(STATED GOAL) All lines below must be repeated exactly, with the pictures omitted.

(RECORDED DATA)
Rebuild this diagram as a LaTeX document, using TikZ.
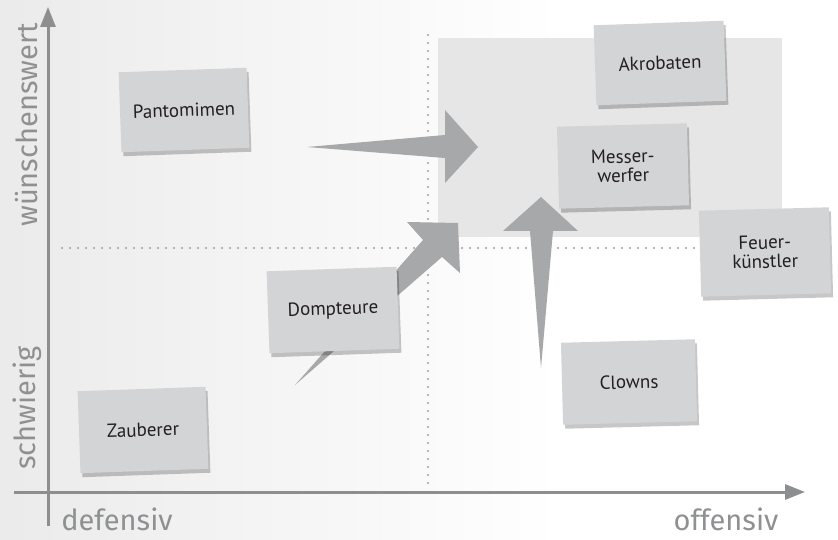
\documentclass[tikz,border=0pt]{standalone}
\usepackage{fontspec}
\setmainfont{PT Sans}
\newfontfamily\handfont{Fira Sans}
\usetikzlibrary{shadows,arrows.meta}
\definecolor{arrowgray}{HTML}{A7A8AA}
\definecolor{cardgray}{HTML}{D3D4D5}
\definecolor{axisgray}{HTML}{8D8E90}
\definecolor{zonegray}{HTML}{E6E6E6}
\definecolor{txtdark}{HTML}{231F20}
\definecolor{labgray}{HTML}{8F9092}
\tikzset{
  card/.style={fill=cardgray, minimum width=128pt, minimum height=80pt, inner sep=2pt,
    align=center, text=txtdark, font=\fontsize{19}{19}\selectfont,
    drop shadow={shadow xshift=2pt, shadow yshift=-4pt, fill=black, opacity=0.22}},
  blockarrow/.style={fill=arrowgray, draw=none},
  axisline/.style={draw=axisgray, line width=3pt, -{Triangle[length=20pt,width=15pt]}},
  dotline/.style={draw=gray!75, line width=2.2pt, line cap=round, dash pattern=on 0pt off 8pt},
  axislabel/.style={text=labgray, font=\handfont\fontsize{29}{29}\selectfont, inner sep=0pt}
}
\begin{document}
\begin{tikzpicture}[x=1pt,y=-1pt]
\useasboundingbox (0,0) rectangle (838,540);
% background
\fill[white] (0,0) rectangle (838,540);
\shade[left color=black!8, right color=white] (0,0) rectangle (560,540);
% desirable zone
\fill[zonegray] (438,38) rectangle (782,237);
% dotted quadrant lines
\coordinate (vtop) at (428,35);
\coordinate (vbot) at (428,490);
\coordinate (hleft) at (62,248);
\coordinate (hright) at (760,248);
\draw[dotline] (vtop) -- (vbot);
\draw[dotline] (hleft) -- (hright);
% axes
\coordinate (ystart) at (48,526);
\coordinate (yend) at (48,7);
\coordinate (xstart) at (14,492);
\coordinate (xend) at (805,492);
\draw[axisline] (ystart) -- (yend);
\draw[axisline] (xstart) -- (xend);
% block arrows
\fill[blockarrow] (307,147) -- (445,135) -- (445,110) -- (478,147) -- (445,183) -- (445,158) -- cycle;
\fill[blockarrow] (295,385) -- (423,240) -- (407,222) -- (458,223) -- (460,273) -- (442,257) -- cycle;
\fill[blockarrow] (541,368) -- (530,231) -- (503,231) -- (541,197) -- (578,231) -- (553,231) -- cycle;
% cards
\node[card, rotate=2] (pant) at (184,110) {Pantomimen};
\node[card, rotate=2, minimum height=82pt] (zaub) at (143,430) {Zauberer};
\node[card, rotate=2, minimum width=130pt, minimum height=82pt] (domp) at (333,310) {Dompteure};
\node[card, rotate=2, minimum width=130pt] (akro) at (660,63) {Akrobaten};
\node[card, rotate=1.5, minimum width=130pt, minimum height=82pt] (mess) at (623,166) {Messer-\\werfer};
\node[card, rotate=1.5, minimum width=130pt, minimum height=86pt] (feuer) at (765,252) {Feuer-\\künstler};
\node[card, rotate=1.5, minimum width=134pt, minimum height=82pt] (clown) at (629,382) {Clowns};
% axis labels
\node[axislabel, rotate=90] (wuen) at (27,125) {wünschenswert};
\node[axislabel, rotate=90] (schw) at (27,408) {schwierig};
\node[axislabel] (def) at (117,519) {defensiv};
\node[axislabel] (off) at (726,519) {offensiv};
\end{tikzpicture}
\end{document}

(RESPONSE)
Rebuild this diagram as a LaTeX document, using TikZ.
\documentclass[tikz,border=0pt]{standalone}
\usepackage{fontspec}
\setmainfont{PT Sans}
\newfontfamily\handfont{Fira Sans}
\usetikzlibrary{shadows,arrows.meta}
\definecolor{arrowgray}{HTML}{A7A8AA}
\definecolor{cardgray}{HTML}{D3D4D5}
\definecolor{axisgray}{HTML}{8D8E90}
\definecolor{zonegray}{HTML}{E6E6E6}
\definecolor{txtdark}{HTML}{231F20}
\definecolor{labgray}{HTML}{8F9092}
\tikzset{
  card/.style={fill=cardgray, minimum width=128pt, minimum height=80pt, inner sep=2pt,
    align=center, text=txtdark, font=\fontsize{19}{19}\selectfont,
    drop shadow={shadow xshift=2pt, shadow yshift=-4pt, fill=black, opacity=0.22}},
  blockarrow/.style={fill=arrowgray, draw=none},
  axisline/.style={draw=axisgray, line width=3pt, -{Triangle[length=20pt,width=15pt]}},
  dotline/.style={draw=gray!75, line width=2.2pt, line cap=round, dash pattern=on 0pt off 8pt},
  axislabel/.style={text=labgray, font=\handfont\fontsize{29}{29}\selectfont, inner sep=0pt}
}
\begin{document}
\begin{tikzpicture}[x=1pt,y=-1pt]
\useasboundingbox (0,0) rectangle (838,540);
% background
\fill[white] (0,0) rectangle (838,540);
\shade[left color=black!8, right color=white] (0,0) rectangle (560,540);
% desirable zone
\fill[zonegray] (438,38) rectangle (782,237);
% dotted quadrant lines
\coordinate (vtop) at (428,35);
\coordinate (vbot) at (428,490);
\coordinate (hleft) at (62,248);
\coordinate (hright) at (760,248);
\draw[dotline] (vtop) -- (vbot);
\draw[dotline] (hleft) -- (hright);
% axes
\coordinate (ystart) at (48,526);
\coordinate (yend) at (48,7);
\coordinate (xstart) at (14,492);
\coordinate (xend) at (805,492);
\draw[axisline] (ystart) -- (yend);
\draw[axisline] (xstart) -- (xend);
% block arrows
\fill[blockarrow] (307,147) -- (445,135) -- (445,110) -- (478,147) -- (445,183) -- (445,158) -- cycle;
\fill[blockarrow] (295,385) -- (423,240) -- (407,222) -- (458,223) -- (460,273) -- (442,257) -- cycle;
\fill[blockarrow] (541,368) -- (530,231) -- (503,231) -- (541,197) -- (578,231) -- (553,231) -- cycle;
% cards
\node[card, rotate=2] (pant) at (184,110) {Pantomimen};
\node[card, rotate=2, minimum height=82pt] (zaub) at (143,430) {Zauberer};
\node[card, rotate=2, minimum width=130pt, minimum height=82pt] (domp) at (333,310) {Dompteure};
\node[card, rotate=2, minimum width=130pt] (akro) at (660,63) {Akrobaten};
\node[card, rotate=1.5, minimum width=130pt, minimum height=82pt] (mess) at (623,166) {Messer-\\werfer};
\node[card, rotate=1.5, minimum width=130pt, minimum height=86pt] (feuer) at (765,252) {Feuer-\\künstler};
\node[card, rotate=1.5, minimum width=134pt, minimum height=82pt] (clown) at (629,382) {Clowns};
% axis labels
\node[axislabel, rotate=90] (wuen) at (27,125) {wünschenswert};
\node[axislabel, rotate=90] (schw) at (27,408) {schwierig};
\node[axislabel] (def) at (117,519) {defensiv};
\node[axislabel] (off) at (726,519) {offensiv};
\end{tikzpicture}
\end{document}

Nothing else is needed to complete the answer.